Scott Rovn: Premium seating will continue to bring fans closer to the action than ever before. Whether it’s through increased access, advanced technology or an elevated social experience, fans will have more unique opportunities to connect with their favorite sport.

 

Kevin Camper: Total buy-in options should abound where you purchase a package at any level from personal pickup at home to helicopter to the event and back with all the bells and whistles included, with very communal areas available, but small intimate breakout areas for them to use privately.

 

Prado: With generating a diverse menu of premium options we predict there will no longer be a general fan but there will be premium amenities available to all fans. With that said, developing hyper-
exclusive experiences and creating opportunities for fans who desire to take part in those experiences will further change the game day and drive revenue. This hyper exclusivity can be driven by sight lines into clubs, creating a “jewel box” effect, or club within a club and will make the average fan desire to be a part of that exclusive group.

 

Meis: I think the trend toward openness will continue, and the desire to be closer to the action. This creates a challenge in how we design the typical lower tier in any venue.
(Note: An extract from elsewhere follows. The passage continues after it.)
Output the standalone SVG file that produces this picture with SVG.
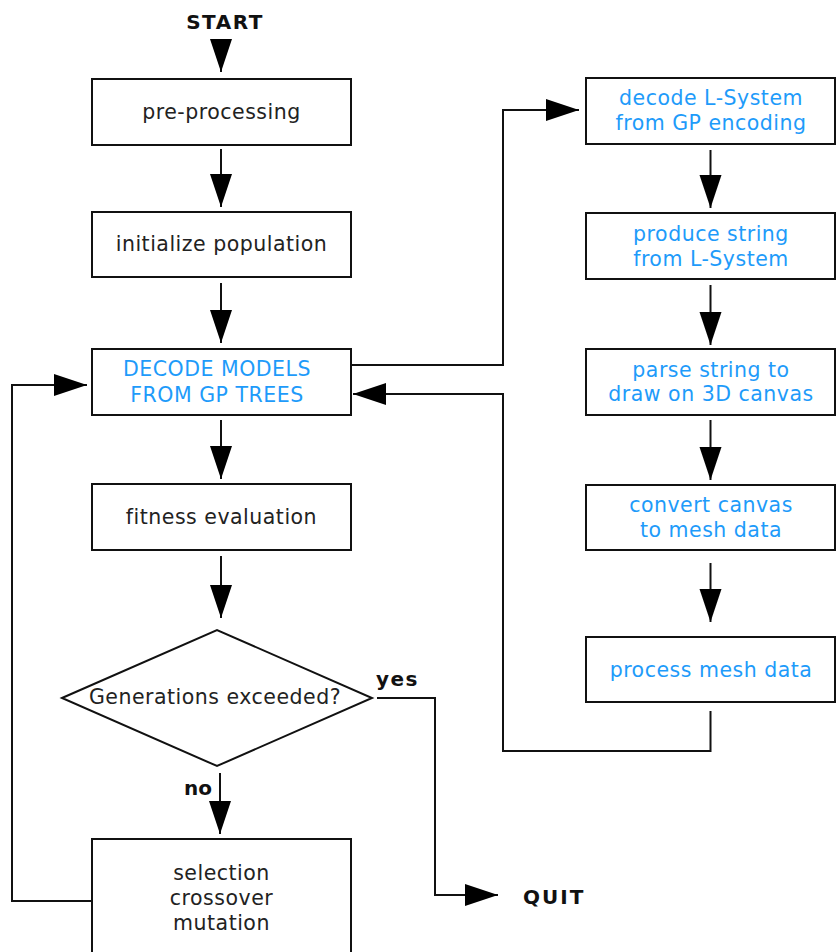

I think we will see the experience feel much more like the lobby of an Ace Hotel or a cool tech startup than the typical suite product we have seen for the last 20 years. I think we will see a greater sense of personalization in the premium areas. People want to feel they “own” that space. I suspect that will lead us to look to ways we can customize much like a premium customer does when they order a car.

 

Giles: They won’t require purchasing a full-season plan and amenities will include premium, flexible viewing spaces. All premium amenities will be exclusively available to members and their guests. Buyers of premium tickets on the secondary market will get the ability to sit in the seat but will receive no additional amenities. Premium amenities that accompany premium tickets today will be exclusively available to members and their guests.